◆ **DATA FOR THIS EXERCISE**
# # # # # # #
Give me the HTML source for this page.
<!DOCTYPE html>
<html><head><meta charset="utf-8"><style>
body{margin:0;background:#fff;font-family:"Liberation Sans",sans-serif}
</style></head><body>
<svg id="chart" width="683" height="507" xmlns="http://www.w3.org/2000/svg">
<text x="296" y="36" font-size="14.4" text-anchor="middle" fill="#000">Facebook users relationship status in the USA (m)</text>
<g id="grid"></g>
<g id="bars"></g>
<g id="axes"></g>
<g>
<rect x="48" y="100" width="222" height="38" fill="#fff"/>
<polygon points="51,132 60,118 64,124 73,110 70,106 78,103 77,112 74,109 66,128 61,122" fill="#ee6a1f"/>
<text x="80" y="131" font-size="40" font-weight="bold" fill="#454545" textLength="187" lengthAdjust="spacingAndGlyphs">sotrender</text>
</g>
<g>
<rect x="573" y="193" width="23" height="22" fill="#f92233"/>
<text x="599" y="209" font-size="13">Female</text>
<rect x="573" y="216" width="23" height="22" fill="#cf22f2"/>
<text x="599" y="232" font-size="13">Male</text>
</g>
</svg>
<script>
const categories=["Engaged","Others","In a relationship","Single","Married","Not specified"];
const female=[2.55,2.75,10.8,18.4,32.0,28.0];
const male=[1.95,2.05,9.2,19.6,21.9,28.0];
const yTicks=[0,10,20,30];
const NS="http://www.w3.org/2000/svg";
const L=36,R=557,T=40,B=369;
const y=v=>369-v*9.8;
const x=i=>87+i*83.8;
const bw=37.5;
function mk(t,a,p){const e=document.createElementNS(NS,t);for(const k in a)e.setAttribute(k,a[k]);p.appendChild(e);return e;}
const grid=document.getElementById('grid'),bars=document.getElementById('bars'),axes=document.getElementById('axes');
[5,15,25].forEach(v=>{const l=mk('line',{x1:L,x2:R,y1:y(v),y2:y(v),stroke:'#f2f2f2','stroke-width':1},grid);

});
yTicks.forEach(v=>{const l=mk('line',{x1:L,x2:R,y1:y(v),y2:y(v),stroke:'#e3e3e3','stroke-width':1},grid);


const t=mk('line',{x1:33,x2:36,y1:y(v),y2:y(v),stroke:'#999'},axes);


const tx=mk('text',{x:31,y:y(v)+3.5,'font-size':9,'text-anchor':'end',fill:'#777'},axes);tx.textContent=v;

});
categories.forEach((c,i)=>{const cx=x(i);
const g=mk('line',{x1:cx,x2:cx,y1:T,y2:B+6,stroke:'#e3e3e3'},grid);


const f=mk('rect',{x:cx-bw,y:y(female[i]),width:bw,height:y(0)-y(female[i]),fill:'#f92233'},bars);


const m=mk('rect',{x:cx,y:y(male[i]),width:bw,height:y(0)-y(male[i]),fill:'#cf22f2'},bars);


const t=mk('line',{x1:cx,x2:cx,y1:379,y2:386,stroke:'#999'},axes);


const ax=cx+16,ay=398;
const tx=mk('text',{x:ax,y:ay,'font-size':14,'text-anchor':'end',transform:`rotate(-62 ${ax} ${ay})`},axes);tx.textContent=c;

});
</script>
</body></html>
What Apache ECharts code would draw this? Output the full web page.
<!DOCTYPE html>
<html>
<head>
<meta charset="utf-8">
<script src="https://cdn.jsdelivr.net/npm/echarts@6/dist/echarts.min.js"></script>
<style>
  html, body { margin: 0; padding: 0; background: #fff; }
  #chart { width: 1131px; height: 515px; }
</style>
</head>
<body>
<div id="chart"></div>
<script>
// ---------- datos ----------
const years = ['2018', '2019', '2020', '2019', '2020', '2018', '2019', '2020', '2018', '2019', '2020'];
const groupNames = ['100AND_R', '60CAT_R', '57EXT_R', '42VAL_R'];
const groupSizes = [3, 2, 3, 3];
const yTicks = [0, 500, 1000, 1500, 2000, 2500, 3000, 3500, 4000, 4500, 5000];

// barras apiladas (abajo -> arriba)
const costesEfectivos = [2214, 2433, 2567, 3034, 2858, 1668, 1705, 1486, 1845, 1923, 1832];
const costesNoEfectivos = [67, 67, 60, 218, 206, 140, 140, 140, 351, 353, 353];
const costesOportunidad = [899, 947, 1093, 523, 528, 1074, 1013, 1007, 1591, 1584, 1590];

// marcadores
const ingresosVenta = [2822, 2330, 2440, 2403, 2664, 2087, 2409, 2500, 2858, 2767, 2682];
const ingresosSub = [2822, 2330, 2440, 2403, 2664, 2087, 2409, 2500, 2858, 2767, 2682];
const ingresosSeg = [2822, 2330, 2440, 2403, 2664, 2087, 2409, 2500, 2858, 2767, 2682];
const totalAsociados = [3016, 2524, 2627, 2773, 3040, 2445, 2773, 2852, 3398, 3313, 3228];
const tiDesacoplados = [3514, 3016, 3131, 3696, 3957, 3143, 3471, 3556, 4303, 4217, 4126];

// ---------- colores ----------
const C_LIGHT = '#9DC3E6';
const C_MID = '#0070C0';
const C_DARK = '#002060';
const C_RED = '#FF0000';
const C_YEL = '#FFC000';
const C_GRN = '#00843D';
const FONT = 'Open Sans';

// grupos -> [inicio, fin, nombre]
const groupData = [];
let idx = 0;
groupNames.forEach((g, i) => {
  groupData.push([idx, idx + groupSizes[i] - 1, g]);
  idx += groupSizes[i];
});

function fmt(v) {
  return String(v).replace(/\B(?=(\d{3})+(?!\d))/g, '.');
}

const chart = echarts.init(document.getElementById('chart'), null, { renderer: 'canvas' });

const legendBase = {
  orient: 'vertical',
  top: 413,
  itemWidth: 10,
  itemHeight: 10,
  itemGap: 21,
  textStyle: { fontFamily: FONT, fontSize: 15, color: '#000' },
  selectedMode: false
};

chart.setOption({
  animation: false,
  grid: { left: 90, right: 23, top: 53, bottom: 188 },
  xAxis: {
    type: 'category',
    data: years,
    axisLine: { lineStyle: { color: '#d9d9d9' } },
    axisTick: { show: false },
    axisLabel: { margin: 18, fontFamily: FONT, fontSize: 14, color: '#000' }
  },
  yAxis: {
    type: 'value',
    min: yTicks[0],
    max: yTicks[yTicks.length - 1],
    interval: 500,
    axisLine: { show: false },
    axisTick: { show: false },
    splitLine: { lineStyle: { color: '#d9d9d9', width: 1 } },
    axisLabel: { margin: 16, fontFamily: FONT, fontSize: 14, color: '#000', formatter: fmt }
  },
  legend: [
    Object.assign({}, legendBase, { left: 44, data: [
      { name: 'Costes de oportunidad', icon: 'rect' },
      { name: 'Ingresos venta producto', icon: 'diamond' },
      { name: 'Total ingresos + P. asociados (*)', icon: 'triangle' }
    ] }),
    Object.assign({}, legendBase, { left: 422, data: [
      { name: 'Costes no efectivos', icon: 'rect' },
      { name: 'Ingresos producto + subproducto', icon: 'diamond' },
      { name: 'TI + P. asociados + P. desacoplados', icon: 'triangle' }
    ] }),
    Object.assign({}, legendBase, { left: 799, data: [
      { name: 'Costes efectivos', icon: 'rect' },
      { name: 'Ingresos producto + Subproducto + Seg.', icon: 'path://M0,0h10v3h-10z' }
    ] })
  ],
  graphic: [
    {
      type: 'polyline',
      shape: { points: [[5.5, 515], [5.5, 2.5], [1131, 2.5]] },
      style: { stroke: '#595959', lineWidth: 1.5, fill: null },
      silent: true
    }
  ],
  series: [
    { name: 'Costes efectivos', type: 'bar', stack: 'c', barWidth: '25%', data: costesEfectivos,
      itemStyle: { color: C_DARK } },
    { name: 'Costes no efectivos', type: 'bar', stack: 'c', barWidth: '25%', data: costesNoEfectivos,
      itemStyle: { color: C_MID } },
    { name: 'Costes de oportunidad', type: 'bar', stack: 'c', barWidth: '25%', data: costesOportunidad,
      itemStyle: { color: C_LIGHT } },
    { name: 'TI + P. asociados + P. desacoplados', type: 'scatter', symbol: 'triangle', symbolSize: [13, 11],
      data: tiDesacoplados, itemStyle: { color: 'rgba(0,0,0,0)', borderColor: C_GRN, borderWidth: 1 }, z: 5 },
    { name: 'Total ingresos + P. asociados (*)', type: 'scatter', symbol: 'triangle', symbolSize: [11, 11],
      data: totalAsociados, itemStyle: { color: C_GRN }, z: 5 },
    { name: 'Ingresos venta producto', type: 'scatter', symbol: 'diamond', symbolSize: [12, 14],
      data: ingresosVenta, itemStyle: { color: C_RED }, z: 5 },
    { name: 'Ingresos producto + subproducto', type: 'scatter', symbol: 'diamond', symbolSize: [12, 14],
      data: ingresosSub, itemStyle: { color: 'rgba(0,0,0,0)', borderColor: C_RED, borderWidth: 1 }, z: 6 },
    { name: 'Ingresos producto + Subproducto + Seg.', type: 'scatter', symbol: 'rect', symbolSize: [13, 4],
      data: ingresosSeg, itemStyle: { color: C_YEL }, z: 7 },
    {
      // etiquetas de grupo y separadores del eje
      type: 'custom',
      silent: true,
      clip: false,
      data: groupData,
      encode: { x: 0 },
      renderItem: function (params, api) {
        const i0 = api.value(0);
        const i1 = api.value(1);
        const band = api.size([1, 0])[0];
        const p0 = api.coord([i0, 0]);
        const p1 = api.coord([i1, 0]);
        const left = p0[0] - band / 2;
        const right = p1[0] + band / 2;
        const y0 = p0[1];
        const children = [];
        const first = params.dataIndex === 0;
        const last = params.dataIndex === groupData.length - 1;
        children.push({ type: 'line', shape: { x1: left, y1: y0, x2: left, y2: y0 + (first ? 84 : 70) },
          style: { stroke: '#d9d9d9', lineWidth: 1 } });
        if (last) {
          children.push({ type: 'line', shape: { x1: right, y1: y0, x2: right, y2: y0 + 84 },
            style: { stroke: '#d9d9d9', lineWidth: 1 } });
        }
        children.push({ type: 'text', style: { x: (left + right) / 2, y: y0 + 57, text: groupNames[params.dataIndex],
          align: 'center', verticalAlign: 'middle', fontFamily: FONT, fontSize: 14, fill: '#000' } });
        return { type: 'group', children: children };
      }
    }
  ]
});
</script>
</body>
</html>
# # # # # # #
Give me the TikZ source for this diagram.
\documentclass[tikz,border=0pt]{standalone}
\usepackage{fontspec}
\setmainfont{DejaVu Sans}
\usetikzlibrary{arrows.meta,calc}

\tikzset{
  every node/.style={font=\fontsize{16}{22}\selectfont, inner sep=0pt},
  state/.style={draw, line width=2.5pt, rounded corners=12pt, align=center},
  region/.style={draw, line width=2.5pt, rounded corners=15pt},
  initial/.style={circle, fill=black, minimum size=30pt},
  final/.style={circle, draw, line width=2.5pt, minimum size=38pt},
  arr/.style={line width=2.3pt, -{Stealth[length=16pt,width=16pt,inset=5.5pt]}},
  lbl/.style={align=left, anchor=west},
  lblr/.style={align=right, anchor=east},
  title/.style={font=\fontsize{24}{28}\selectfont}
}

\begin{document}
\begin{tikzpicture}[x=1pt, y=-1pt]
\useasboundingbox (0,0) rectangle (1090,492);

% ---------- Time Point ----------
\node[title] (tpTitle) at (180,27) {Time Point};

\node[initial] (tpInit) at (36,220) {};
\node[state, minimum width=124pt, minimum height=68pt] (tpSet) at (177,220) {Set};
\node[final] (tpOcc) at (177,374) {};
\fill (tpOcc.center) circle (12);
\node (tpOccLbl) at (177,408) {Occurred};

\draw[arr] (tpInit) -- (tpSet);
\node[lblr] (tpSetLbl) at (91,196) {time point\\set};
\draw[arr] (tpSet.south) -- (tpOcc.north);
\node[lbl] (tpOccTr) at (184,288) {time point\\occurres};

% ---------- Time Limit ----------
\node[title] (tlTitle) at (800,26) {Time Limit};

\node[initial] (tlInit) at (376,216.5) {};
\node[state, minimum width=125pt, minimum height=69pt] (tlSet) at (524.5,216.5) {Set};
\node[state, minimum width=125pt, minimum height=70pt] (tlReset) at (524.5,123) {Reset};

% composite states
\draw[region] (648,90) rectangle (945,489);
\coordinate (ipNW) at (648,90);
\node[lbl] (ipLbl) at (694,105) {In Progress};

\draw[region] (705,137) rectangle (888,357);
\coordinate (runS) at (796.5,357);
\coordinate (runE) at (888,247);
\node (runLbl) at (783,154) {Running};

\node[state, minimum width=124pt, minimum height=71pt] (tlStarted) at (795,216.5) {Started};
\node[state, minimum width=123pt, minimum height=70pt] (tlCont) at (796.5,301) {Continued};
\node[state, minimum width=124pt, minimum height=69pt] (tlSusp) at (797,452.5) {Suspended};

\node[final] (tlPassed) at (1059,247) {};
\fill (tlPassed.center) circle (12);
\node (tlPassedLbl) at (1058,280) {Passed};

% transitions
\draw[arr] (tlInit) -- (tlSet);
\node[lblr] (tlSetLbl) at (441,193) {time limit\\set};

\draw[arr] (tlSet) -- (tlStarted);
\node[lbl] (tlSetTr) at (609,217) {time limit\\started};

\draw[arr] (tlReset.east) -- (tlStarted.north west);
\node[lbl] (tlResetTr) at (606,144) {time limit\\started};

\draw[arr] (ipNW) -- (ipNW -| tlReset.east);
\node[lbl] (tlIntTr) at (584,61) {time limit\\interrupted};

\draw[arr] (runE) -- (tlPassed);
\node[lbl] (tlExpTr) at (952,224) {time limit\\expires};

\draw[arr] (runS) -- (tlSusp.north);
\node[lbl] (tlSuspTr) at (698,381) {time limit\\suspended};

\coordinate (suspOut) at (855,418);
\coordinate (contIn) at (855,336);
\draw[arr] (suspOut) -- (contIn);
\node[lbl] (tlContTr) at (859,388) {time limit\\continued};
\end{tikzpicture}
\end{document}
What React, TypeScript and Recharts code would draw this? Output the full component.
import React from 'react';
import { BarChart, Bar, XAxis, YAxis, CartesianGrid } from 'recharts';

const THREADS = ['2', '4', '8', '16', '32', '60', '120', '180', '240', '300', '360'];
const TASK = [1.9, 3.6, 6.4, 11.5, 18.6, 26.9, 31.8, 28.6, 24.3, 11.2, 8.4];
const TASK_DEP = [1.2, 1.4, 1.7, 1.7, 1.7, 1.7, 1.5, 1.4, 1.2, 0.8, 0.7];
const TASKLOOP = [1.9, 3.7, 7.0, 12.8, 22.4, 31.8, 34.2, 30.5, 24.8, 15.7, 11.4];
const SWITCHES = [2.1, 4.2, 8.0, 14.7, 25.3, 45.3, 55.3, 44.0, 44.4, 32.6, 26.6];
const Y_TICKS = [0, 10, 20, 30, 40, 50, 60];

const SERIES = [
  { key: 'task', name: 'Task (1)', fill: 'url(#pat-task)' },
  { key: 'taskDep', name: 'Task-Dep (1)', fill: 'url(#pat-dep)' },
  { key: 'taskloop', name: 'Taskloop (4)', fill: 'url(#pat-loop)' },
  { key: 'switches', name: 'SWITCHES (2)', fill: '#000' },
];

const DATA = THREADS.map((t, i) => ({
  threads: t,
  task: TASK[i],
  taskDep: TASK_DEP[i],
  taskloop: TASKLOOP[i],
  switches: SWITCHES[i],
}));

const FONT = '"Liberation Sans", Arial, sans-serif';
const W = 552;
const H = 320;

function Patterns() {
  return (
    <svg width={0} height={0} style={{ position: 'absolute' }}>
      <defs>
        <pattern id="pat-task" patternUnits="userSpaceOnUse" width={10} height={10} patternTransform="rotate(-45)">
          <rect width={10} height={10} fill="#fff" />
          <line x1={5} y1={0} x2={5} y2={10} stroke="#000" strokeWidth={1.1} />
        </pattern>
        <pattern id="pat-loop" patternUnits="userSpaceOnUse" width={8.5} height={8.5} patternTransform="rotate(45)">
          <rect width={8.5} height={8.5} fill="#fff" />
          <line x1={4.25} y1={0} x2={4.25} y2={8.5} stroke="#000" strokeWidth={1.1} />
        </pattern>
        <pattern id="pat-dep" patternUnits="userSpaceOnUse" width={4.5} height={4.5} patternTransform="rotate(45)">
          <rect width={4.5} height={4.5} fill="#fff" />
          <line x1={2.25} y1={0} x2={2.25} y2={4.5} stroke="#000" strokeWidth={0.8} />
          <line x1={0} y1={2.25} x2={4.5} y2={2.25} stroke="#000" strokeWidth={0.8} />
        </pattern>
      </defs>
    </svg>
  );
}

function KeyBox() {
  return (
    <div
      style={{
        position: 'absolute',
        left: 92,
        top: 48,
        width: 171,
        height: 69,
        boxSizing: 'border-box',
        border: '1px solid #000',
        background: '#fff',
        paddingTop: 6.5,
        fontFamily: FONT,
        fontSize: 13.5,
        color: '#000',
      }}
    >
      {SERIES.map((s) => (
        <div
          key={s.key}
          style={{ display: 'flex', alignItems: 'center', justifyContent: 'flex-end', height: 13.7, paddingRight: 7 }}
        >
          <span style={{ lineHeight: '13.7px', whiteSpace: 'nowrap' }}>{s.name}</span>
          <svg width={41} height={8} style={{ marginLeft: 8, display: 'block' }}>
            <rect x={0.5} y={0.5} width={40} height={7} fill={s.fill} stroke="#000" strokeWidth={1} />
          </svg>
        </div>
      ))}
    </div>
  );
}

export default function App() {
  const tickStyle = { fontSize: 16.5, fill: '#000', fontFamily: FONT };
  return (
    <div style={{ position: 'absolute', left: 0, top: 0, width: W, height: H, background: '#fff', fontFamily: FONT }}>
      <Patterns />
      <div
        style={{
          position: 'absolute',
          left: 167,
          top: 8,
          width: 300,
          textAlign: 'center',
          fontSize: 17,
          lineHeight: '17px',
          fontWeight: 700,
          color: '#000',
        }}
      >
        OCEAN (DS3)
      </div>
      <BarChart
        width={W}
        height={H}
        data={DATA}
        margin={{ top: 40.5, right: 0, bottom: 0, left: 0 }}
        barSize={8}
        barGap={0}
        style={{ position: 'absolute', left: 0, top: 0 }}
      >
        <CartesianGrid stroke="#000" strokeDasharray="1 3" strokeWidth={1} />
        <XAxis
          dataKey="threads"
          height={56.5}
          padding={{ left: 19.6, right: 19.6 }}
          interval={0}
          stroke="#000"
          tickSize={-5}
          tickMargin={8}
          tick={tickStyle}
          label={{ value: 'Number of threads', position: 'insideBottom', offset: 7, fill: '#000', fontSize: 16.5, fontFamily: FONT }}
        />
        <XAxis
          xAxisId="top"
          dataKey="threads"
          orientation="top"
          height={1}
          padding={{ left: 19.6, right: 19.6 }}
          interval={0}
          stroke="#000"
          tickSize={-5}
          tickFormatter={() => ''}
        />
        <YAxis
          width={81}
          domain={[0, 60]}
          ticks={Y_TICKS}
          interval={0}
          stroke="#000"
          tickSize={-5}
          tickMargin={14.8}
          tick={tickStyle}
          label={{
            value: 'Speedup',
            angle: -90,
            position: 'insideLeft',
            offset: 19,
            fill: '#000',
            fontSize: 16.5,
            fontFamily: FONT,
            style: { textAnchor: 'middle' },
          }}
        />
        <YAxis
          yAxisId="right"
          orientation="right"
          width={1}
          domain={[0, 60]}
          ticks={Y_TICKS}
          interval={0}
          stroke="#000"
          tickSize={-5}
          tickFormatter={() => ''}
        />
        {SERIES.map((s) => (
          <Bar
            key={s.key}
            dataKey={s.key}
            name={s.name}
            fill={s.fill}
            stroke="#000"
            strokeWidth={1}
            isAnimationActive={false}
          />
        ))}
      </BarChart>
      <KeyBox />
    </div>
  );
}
# # # # # # #
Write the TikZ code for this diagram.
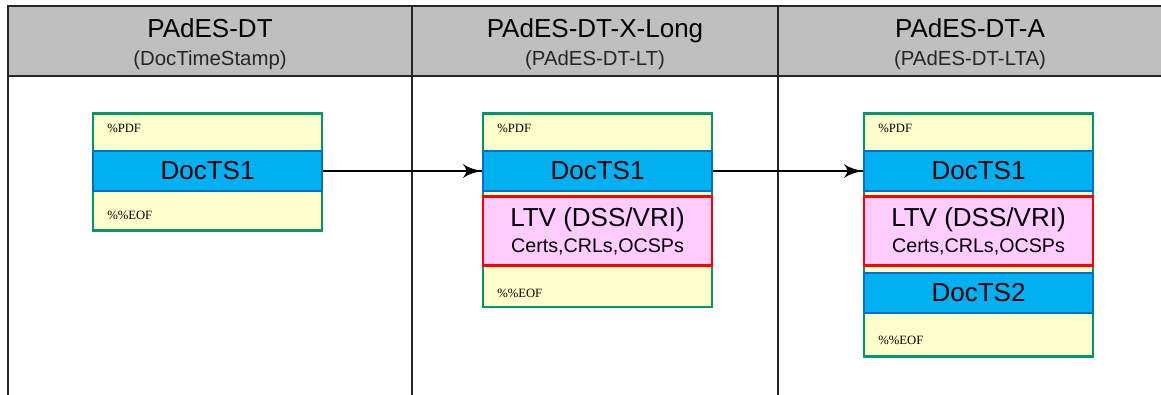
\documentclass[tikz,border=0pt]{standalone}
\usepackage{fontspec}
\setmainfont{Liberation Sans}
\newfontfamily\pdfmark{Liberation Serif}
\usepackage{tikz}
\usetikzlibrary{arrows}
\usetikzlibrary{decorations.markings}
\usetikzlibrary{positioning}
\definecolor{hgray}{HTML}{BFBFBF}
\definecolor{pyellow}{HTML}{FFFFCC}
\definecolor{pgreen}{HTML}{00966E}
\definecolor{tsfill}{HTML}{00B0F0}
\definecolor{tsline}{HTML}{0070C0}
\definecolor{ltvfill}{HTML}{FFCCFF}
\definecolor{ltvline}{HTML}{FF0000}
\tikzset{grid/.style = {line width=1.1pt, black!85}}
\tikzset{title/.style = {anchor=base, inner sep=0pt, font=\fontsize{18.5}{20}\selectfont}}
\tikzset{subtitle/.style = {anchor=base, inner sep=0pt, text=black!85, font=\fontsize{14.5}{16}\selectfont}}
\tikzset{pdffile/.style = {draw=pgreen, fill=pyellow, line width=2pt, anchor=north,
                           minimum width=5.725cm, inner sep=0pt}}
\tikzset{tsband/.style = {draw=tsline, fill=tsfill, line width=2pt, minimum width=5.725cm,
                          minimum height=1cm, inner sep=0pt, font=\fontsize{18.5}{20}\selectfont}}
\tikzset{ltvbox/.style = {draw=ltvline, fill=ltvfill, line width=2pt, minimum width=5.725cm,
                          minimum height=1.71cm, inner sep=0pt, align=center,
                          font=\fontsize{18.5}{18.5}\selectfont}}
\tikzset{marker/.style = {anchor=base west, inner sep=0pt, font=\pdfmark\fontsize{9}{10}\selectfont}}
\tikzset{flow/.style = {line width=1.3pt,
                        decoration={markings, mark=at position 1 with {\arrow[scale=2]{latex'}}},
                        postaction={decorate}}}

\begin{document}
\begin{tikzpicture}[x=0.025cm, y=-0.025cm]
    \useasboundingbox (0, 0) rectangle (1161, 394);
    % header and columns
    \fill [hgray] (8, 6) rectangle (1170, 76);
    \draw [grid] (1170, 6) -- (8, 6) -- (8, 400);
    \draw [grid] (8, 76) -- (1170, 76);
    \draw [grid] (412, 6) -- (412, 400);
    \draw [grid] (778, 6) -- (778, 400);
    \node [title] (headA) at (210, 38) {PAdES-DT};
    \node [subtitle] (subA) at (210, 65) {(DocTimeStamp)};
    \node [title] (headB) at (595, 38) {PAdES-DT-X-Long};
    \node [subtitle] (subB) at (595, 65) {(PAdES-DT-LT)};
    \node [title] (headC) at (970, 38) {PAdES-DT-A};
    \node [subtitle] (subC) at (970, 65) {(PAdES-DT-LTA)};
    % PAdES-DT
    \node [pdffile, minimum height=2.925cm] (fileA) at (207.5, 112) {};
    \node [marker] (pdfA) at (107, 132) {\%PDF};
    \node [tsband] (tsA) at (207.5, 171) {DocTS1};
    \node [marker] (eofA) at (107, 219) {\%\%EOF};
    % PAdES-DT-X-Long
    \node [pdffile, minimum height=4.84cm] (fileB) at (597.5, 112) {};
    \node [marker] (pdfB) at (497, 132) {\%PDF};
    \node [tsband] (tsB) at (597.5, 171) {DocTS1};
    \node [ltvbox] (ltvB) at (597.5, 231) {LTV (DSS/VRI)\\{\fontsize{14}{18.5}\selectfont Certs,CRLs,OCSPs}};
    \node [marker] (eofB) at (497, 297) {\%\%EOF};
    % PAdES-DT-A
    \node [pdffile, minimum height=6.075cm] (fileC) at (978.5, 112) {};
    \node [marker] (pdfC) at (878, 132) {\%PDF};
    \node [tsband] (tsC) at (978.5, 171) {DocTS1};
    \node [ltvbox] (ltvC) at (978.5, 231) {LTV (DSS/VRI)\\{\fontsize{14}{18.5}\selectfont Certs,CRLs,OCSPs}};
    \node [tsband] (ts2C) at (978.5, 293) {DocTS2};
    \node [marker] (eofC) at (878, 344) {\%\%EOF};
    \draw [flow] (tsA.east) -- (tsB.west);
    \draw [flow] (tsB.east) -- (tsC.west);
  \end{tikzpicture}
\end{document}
# # # # # # #
◆ **TO BE DONE**
From the listing above, pick out every line containing "diagram".

◆ **REPLY TO THE TASK**
Give me the TikZ source for this diagram.
Write the TikZ code for this diagram.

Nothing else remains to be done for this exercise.